Born and raised in Brantford, Ontario, Gretzky honed his skills at a backyard rink and regularly played minor hockey at a level far above his peers. Despite his unimpressive stature, strength and speed, Gretzky's intelligence and reading of the game were unrivaled. He was adept at dodging checks from opposing players, and he could consistently anticipate where the puck was going to be and execute the right move at the right time. Gretzky also became known for setting up behind his opponent's net, an area that was nicknamed "Gretzky's office".
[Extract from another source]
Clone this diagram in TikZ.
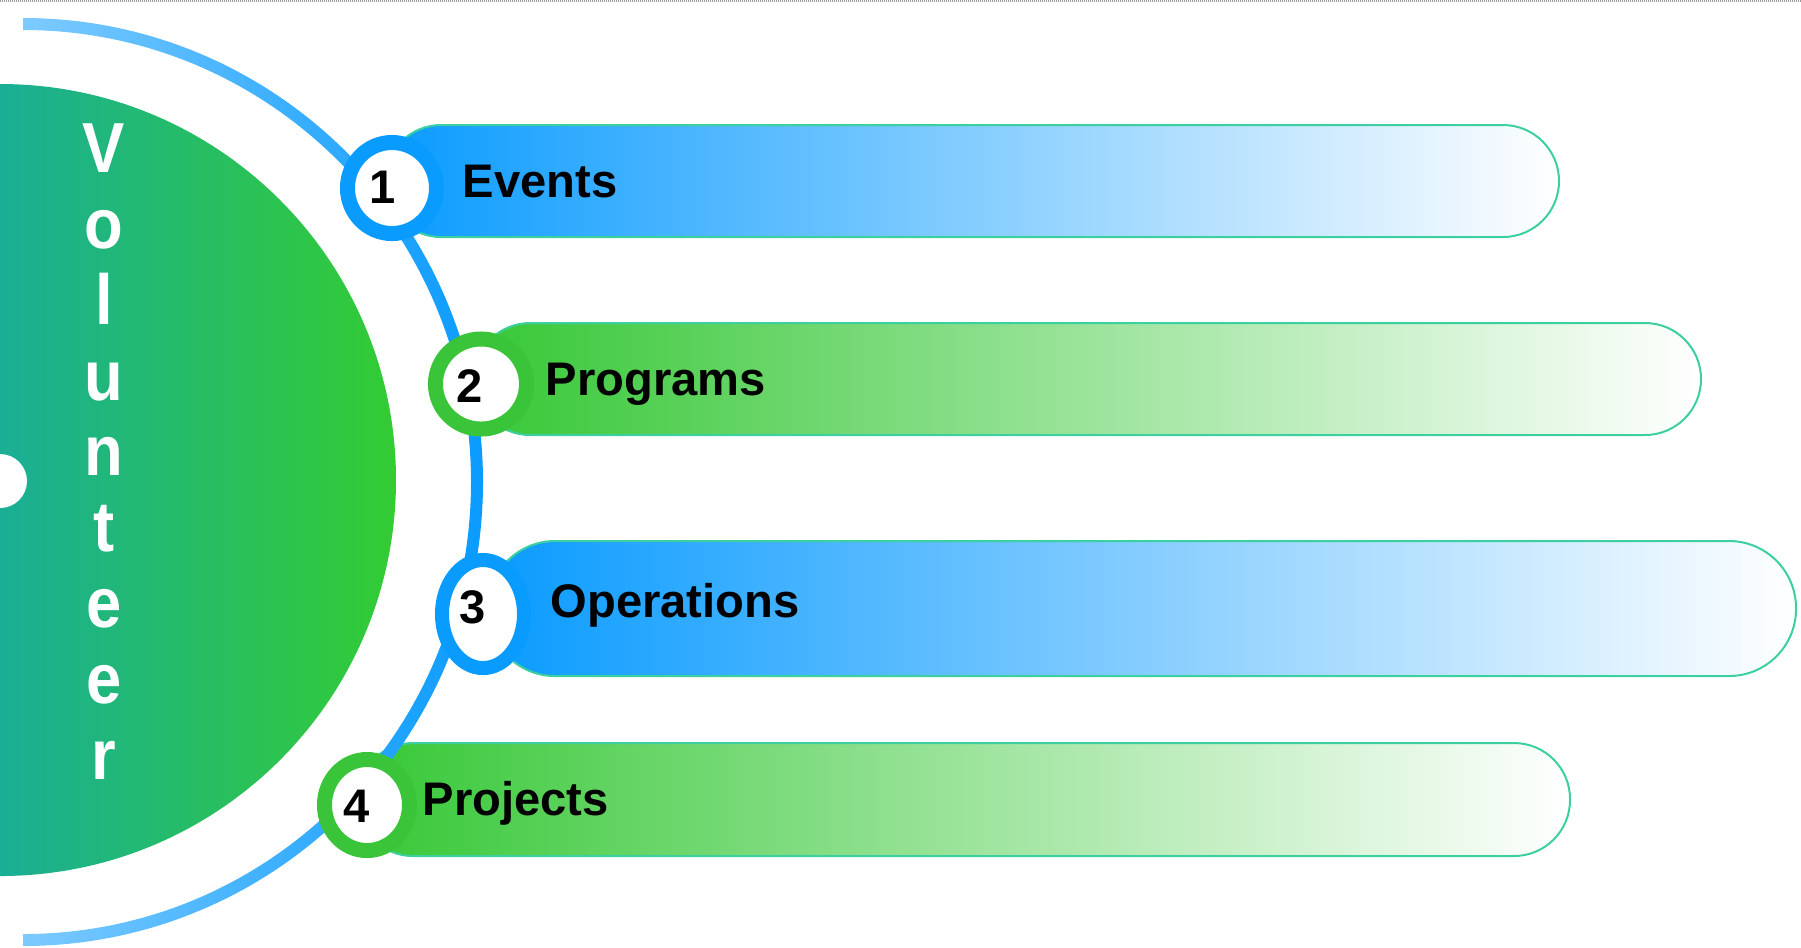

In 1978, he signed with the Indianapolis Racers of the World Hockey Association (WHA), where he briefly played before being traded to the Edmonton Oilers. When the WHA folded, the Oilers joined the NHL, where he established many scoring records and led his team to four Stanley Cup championships. His trade to the Los Angeles Kings on August 9, 1988, had an immediate impact on the team's performance, eventually leading them to the 1993 Stanley Cup Finals, and he is credited with popularizing hockey in California. Gretzky played briefly for the St. Louis Blues before finishing his career with the New York Rangers. Gretzky captured nine Hart Trophies as the most valuable player, ten Art Ross Trophies for most points in a season, two Conn Smythe Trophies as playoff MVP, and five Lester B. Pearson Awards (now called the Ted Lindsay Award) for most outstanding player as judged by other players. He won the Lady Byng Trophy for sportsmanship and performance five times, and often spoke out against fighting in hockey.
After his retirement in 1999, he was immediately inducted into the Hockey Hall of Fame, making him the most recent player to have the waiting period waived. The NHL retired his jersey number 99 league-wide, making him the only player to receive this honour. He was one of six players voted to the International Ice Hockey Federation's (IIHF) Centennial All-Star Team. Gretzky became executive director for the Canadian national men's hockey team during the 2002 Winter Olympics, in which the team won a gold medal. In 2000, he became part owner of the Phoenix Coyotes, and following the 2004–05 NHL lockout he became the team's head coach. In 2004, he was inducted into the Ontario Sports Hall of Fame. In September 2009, following the franchise's bankruptcy, Gretzky resigned as coach and relinquished his ownership share.